Give back an exact copy of the lines from the start of the material through the line bearing "from bokeh.resources import INLINE". Include both ends and nothing else.

[begin GIVEN MATERIAL]

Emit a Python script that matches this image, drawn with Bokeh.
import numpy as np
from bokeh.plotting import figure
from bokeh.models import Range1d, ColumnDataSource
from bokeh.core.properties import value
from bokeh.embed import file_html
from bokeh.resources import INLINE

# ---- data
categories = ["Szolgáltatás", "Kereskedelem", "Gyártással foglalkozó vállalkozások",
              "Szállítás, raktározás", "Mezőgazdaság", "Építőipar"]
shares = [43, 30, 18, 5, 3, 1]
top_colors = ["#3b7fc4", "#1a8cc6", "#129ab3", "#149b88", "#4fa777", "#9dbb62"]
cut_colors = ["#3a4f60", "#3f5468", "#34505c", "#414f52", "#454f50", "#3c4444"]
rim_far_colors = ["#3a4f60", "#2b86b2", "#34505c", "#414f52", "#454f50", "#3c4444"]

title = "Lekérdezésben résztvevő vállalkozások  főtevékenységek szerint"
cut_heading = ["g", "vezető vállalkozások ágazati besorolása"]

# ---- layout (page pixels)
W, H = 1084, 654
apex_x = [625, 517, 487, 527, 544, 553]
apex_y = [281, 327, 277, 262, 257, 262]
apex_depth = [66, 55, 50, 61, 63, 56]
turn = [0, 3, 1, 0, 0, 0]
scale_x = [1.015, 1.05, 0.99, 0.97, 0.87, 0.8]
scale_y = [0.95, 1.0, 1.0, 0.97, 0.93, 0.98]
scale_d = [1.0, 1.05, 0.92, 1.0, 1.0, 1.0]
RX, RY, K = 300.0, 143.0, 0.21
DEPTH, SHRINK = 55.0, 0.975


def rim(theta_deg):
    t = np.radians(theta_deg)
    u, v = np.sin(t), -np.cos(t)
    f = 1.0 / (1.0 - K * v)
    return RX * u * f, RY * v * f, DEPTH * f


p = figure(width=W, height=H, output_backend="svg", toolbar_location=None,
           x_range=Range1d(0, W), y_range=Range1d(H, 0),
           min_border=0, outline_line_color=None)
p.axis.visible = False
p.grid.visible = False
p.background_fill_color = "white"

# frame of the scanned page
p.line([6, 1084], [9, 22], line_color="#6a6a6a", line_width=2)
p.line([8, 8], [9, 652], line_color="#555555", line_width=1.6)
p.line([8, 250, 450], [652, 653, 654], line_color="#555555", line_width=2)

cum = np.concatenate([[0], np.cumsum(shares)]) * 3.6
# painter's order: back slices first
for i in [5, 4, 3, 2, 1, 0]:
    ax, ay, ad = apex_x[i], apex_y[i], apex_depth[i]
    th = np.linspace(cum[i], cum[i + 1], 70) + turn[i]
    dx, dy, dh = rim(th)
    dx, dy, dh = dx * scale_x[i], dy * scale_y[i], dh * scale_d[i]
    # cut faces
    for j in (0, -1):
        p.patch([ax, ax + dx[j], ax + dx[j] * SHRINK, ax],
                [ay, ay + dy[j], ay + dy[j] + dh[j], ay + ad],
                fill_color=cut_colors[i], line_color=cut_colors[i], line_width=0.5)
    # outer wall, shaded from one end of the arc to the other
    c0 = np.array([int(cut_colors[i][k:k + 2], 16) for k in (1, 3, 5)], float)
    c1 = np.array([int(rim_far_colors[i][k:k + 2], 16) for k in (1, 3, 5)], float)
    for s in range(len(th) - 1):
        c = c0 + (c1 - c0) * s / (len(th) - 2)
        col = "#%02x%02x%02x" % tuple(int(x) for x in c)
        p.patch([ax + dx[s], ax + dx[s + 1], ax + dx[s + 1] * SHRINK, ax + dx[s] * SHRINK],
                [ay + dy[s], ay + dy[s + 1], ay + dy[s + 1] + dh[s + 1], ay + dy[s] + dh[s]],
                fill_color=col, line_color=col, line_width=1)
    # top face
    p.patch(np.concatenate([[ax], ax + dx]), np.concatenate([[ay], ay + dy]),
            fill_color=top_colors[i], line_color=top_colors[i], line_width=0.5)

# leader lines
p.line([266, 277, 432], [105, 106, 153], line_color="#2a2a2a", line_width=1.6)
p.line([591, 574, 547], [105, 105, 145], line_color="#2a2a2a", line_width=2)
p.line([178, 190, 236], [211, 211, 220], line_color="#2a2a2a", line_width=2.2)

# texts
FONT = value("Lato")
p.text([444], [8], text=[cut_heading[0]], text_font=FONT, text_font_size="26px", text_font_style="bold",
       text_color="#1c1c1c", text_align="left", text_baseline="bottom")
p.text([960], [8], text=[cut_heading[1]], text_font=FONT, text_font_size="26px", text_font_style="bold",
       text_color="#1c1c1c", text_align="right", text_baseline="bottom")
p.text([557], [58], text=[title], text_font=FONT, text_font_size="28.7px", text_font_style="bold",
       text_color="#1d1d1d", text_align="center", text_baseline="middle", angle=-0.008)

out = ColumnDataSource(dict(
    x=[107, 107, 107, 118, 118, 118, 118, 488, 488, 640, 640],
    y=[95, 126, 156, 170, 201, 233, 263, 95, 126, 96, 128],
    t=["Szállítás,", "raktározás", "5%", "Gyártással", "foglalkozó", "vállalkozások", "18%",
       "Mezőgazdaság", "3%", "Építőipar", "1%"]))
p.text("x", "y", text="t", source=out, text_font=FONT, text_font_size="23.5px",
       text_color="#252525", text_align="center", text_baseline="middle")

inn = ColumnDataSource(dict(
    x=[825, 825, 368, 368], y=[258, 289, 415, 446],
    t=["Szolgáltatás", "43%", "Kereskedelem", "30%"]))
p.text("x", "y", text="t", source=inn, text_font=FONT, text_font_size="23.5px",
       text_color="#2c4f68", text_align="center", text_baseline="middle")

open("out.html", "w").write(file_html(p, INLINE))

[end GIVEN MATERIAL]

=== WRITTEN SOLUTION ===
Emit a Python script that matches this image, drawn with Bokeh.
import numpy as np
from bokeh.plotting import figure
from bokeh.models import Range1d, ColumnDataSource
from bokeh.core.properties import value
from bokeh.embed import file_html
from bokeh.resources import INLINE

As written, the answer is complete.